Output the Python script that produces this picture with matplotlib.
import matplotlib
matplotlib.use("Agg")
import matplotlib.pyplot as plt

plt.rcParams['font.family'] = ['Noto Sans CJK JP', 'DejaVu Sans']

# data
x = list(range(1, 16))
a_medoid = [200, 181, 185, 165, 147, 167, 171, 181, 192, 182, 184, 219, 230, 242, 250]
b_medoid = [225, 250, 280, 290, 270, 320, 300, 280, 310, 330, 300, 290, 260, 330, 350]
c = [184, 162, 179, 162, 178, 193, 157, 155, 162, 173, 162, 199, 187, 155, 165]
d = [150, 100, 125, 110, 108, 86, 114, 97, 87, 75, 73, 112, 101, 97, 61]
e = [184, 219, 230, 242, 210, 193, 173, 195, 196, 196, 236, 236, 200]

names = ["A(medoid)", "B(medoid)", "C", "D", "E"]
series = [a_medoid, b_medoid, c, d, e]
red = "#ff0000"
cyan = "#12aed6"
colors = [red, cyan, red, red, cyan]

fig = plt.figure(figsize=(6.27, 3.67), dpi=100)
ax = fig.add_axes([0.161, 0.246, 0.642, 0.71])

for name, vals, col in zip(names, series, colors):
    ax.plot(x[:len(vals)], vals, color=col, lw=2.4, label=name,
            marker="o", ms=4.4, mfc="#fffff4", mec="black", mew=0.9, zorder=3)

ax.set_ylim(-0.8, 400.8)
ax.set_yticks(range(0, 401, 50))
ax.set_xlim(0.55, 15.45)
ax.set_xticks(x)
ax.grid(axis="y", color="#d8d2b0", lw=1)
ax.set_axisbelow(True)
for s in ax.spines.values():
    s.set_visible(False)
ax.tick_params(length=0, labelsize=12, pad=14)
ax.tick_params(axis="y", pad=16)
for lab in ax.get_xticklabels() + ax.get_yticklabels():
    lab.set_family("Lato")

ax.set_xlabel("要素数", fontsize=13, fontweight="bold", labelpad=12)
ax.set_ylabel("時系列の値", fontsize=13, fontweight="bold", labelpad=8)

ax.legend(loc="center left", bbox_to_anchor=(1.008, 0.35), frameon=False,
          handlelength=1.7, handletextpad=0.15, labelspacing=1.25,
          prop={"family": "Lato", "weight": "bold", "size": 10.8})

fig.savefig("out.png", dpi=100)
* * * * * * *
## TASK INSTRUCTIONS
Exactly repeat the lines above, from the opening line through the one with "plt.rcParams['font.family'] = ['Noto", and include nothing else.

## RESPONSE
Output the Python script that produces this picture with matplotlib.
import matplotlib
matplotlib.use("Agg")
import matplotlib.pyplot as plt

plt.rcParams['font.family'] = ['Noto Sans CJK JP', 'DejaVu Sans']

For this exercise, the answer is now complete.